Source data

-- start --

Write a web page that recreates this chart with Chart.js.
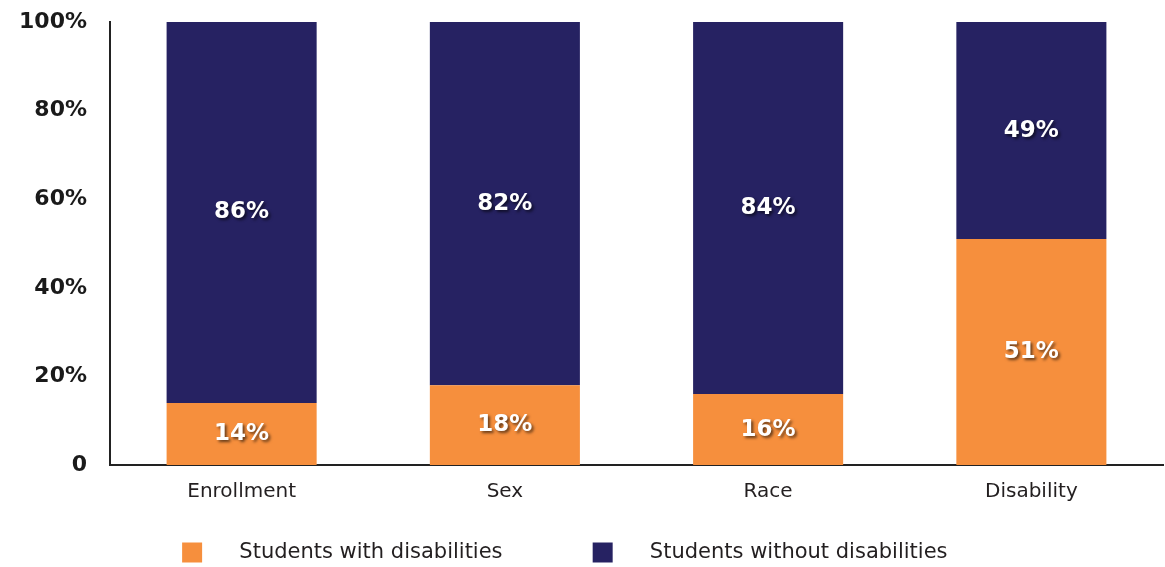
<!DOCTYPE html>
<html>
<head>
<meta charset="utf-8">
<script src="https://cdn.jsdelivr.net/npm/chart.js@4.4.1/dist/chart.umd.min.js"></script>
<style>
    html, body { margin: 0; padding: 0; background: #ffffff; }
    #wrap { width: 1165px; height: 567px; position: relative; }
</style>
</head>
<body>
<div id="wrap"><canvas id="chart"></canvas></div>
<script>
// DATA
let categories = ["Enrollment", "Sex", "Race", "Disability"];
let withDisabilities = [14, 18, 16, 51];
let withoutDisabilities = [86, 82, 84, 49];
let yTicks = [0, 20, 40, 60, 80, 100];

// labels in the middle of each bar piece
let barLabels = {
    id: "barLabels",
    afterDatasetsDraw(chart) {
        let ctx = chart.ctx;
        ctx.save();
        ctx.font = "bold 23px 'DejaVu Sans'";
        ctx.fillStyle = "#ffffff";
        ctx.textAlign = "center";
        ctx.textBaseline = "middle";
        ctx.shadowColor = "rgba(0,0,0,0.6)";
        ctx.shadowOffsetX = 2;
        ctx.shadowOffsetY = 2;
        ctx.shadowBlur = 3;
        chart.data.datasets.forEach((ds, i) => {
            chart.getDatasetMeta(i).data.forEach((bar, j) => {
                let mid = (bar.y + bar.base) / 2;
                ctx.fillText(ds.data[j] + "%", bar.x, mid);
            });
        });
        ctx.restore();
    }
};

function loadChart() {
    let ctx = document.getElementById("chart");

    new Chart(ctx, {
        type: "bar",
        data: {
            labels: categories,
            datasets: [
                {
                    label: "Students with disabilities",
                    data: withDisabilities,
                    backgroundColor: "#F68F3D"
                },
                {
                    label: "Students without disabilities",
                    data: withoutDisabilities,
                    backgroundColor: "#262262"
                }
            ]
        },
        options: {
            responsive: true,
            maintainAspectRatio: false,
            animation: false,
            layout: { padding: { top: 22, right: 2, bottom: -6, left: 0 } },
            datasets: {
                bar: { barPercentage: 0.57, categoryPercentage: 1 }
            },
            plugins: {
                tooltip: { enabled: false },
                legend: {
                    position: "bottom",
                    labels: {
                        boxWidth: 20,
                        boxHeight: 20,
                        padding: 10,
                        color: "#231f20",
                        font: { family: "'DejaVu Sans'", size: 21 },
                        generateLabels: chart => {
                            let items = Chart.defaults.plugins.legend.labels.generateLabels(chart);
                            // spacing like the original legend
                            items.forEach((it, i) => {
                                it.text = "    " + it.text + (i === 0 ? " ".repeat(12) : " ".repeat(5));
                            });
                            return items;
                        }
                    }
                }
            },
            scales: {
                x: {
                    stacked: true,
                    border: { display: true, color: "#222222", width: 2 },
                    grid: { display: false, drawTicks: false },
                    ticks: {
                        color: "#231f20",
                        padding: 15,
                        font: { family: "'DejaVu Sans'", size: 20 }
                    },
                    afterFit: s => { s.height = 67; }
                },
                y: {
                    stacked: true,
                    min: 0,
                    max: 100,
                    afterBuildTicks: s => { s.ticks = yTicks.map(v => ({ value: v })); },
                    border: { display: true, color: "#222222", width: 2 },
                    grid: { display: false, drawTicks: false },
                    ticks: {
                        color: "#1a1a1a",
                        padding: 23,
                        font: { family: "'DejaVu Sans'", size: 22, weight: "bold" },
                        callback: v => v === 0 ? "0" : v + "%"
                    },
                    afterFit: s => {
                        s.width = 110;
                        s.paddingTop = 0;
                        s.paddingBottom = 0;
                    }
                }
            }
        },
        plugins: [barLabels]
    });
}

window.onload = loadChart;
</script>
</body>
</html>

-- end --

Work instructions
Restate the listing above word for word, and skip the pictures.

Response to this exercise
Write a web page that recreates this chart with Chart.js.
<!DOCTYPE html>
<html>
<head>
<meta charset="utf-8">
<script src="https://cdn.jsdelivr.net/npm/chart.js@4.4.1/dist/chart.umd.min.js"></script>
<style>
    html, body { margin: 0; padding: 0; background: #ffffff; }
    #wrap { width: 1165px; height: 567px; position: relative; }
</style>
</head>
<body>
<div id="wrap"><canvas id="chart"></canvas></div>
<script>
// DATA
let categories = ["Enrollment", "Sex", "Race", "Disability"];
let withDisabilities = [14, 18, 16, 51];
let withoutDisabilities = [86, 82, 84, 49];
let yTicks = [0, 20, 40, 60, 80, 100];

// labels in the middle of each bar piece
let barLabels = {
    id: "barLabels",
    afterDatasetsDraw(chart) {
        let ctx = chart.ctx;
        ctx.save();
        ctx.font = "bold 23px 'DejaVu Sans'";
        ctx.fillStyle = "#ffffff";
        ctx.textAlign = "center";
        ctx.textBaseline = "middle";
        ctx.shadowColor = "rgba(0,0,0,0.6)";
        ctx.shadowOffsetX = 2;
        ctx.shadowOffsetY = 2;
        ctx.shadowBlur = 3;
        chart.data.datasets.forEach((ds, i) => {
            chart.getDatasetMeta(i).data.forEach((bar, j) => {
                let mid = (bar.y + bar.base) / 2;
                ctx.fillText(ds.data[j] + "%", bar.x, mid);
            });
        });
        ctx.restore();
    }
};

function loadChart() {
    let ctx = document.getElementById("chart");

    new Chart(ctx, {
        type: "bar",
        data: {
            labels: categories,
            datasets: [
                {
                    label: "Students with disabilities",
                    data: withDisabilities,
                    backgroundColor: "#F68F3D"
                },
                {
                    label: "Students without disabilities",
                    data: withoutDisabilities,
                    backgroundColor: "#262262"
                }
            ]
        },
        options: {
            responsive: true,
            maintainAspectRatio: false,
            animation: false,
            layout: { padding: { top: 22, right: 2, bottom: -6, left: 0 } },
            datasets: {
                bar: { barPercentage: 0.57, categoryPercentage: 1 }
            },
            plugins: {
                tooltip: { enabled: false },
                legend: {
                    position: "bottom",
                    labels: {
                        boxWidth: 20,
                        boxHeight: 20,
                        padding: 10,
                        color: "#231f20",
                        font: { family: "'DejaVu Sans'", size: 21 },
                        generateLabels: chart => {
                            let items = Chart.defaults.plugins.legend.labels.generateLabels(chart);
                            // spacing like the original legend
                            items.forEach((it, i) => {
                                it.text = "    " + it.text + (i === 0 ? " ".repeat(12) : " ".repeat(5));
                            });
                            return items;
                        }
                    }
                }
            },
            scales: {
                x: {
                    stacked: true,
                    border: { display: true, color: "#222222", width: 2 },
                    grid: { display: false, drawTicks: false },
                    ticks: {
                        color: "#231f20",
                        padding: 15,
                        font: { family: "'DejaVu Sans'", size: 20 }
                    },
                    afterFit: s => { s.height = 67; }
                },
                y: {
                    stacked: true,
                    min: 0,
                    max: 100,
                    afterBuildTicks: s => { s.ticks = yTicks.map(v => ({ value: v })); },
                    border: { display: true, color: "#222222", width: 2 },
                    grid: { display: false, drawTicks: false },
                    ticks: {
                        color: "#1a1a1a",
                        padding: 23,
                        font: { family: "'DejaVu Sans'", size: 22, weight: "bold" },
                        callback: v => v === 0 ? "0" : v + "%"
                    },
                    afterFit: s => {
                        s.width = 110;
                        s.paddingTop = 0;
                        s.paddingBottom = 0;
                    }
                }
            }
        },
        plugins: [barLabels]
    });
}

window.onload = loadChart;
</script>
</body>
</html>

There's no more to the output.